YOUR GOAL
Copy out the data below as written; omit any images.

--------------------------------------------------

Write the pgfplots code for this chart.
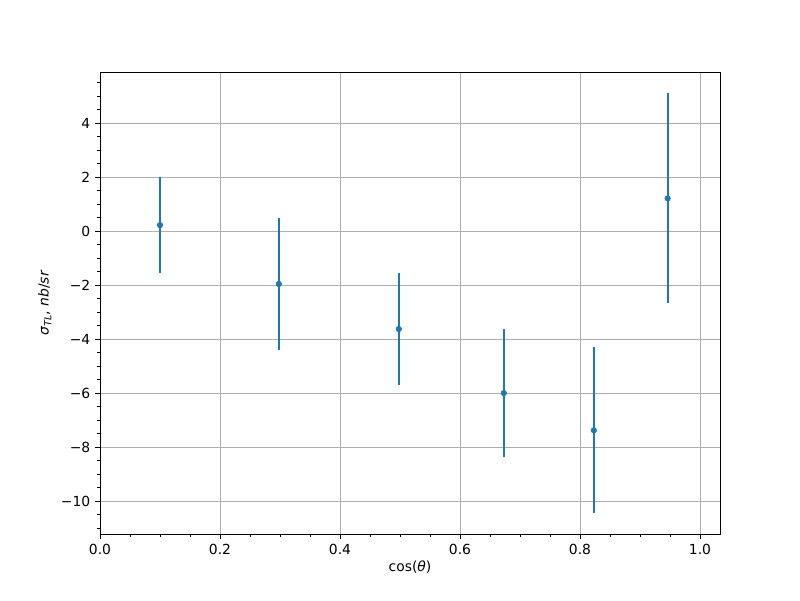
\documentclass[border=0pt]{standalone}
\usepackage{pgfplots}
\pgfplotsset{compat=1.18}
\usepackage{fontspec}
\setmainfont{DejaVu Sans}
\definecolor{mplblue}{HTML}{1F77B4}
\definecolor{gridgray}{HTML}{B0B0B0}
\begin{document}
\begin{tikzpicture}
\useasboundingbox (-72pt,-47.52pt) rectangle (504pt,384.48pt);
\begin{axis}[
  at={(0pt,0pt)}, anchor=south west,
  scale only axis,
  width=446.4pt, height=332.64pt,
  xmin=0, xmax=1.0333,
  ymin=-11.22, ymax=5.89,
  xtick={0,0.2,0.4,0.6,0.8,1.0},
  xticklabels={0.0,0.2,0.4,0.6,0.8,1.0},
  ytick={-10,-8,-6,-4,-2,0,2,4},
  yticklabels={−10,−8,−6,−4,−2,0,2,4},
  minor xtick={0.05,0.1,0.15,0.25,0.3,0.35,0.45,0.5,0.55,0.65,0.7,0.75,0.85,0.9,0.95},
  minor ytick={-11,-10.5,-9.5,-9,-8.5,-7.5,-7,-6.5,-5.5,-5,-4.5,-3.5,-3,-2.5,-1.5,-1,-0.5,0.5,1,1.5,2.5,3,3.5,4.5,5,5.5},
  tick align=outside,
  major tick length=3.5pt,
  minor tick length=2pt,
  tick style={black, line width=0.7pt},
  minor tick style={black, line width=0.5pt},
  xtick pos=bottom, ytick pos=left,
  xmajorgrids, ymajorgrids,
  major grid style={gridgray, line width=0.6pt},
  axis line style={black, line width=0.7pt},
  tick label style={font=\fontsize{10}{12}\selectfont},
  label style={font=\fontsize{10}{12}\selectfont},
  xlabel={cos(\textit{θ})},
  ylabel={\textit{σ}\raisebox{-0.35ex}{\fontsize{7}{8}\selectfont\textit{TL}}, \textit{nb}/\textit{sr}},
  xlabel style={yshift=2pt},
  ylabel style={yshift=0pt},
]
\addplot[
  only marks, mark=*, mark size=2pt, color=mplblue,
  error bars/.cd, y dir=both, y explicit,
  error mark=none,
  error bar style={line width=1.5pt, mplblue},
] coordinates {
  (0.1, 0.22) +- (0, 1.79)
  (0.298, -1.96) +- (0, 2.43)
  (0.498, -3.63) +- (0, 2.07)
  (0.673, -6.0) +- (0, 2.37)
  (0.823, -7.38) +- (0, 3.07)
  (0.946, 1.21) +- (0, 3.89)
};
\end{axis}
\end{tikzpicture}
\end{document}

--------------------------------------------------

COMPLETED EXERCISE
Write the pgfplots code for this chart.
\documentclass[border=0pt]{standalone}
\usepackage{pgfplots}
\pgfplotsset{compat=1.18}
\usepackage{fontspec}
\setmainfont{DejaVu Sans}
\definecolor{mplblue}{HTML}{1F77B4}
\definecolor{gridgray}{HTML}{B0B0B0}
\begin{document}
\begin{tikzpicture}
\useasboundingbox (-72pt,-47.52pt) rectangle (504pt,384.48pt);
\begin{axis}[
  at={(0pt,0pt)}, anchor=south west,
  scale only axis,
  width=446.4pt, height=332.64pt,
  xmin=0, xmax=1.0333,
  ymin=-11.22, ymax=5.89,
  xtick={0,0.2,0.4,0.6,0.8,1.0},
  xticklabels={0.0,0.2,0.4,0.6,0.8,1.0},
  ytick={-10,-8,-6,-4,-2,0,2,4},
  yticklabels={−10,−8,−6,−4,−2,0,2,4},
  minor xtick={0.05,0.1,0.15,0.25,0.3,0.35,0.45,0.5,0.55,0.65,0.7,0.75,0.85,0.9,0.95},
  minor ytick={-11,-10.5,-9.5,-9,-8.5,-7.5,-7,-6.5,-5.5,-5,-4.5,-3.5,-3,-2.5,-1.5,-1,-0.5,0.5,1,1.5,2.5,3,3.5,4.5,5,5.5},
  tick align=outside,
  major tick length=3.5pt,
  minor tick length=2pt,
  tick style={black, line width=0.7pt},
  minor tick style={black, line width=0.5pt},
  xtick pos=bottom, ytick pos=left,
  xmajorgrids, ymajorgrids,
  major grid style={gridgray, line width=0.6pt},
  axis line style={black, line width=0.7pt},
  tick label style={font=\fontsize{10}{12}\selectfont},
  label style={font=\fontsize{10}{12}\selectfont},
  xlabel={cos(\textit{θ})},
  ylabel={\textit{σ}\raisebox{-0.35ex}{\fontsize{7}{8}\selectfont\textit{TL}}, \textit{nb}/\textit{sr}},
  xlabel style={yshift=2pt},
  ylabel style={yshift=0pt},
]
\addplot[
  only marks, mark=*, mark size=2pt, color=mplblue,
  error bars/.cd, y dir=both, y explicit,
  error mark=none,
  error bar style={line width=1.5pt, mplblue},
] coordinates {
  (0.1, 0.22) +- (0, 1.79)
  (0.298, -1.96) +- (0, 2.43)
  (0.498, -3.63) +- (0, 2.07)
  (0.673, -6.0) +- (0, 2.37)
  (0.823, -7.38) +- (0, 3.07)
  (0.946, 1.21) +- (0, 3.89)
};
\end{axis}
\end{tikzpicture}
\end{document}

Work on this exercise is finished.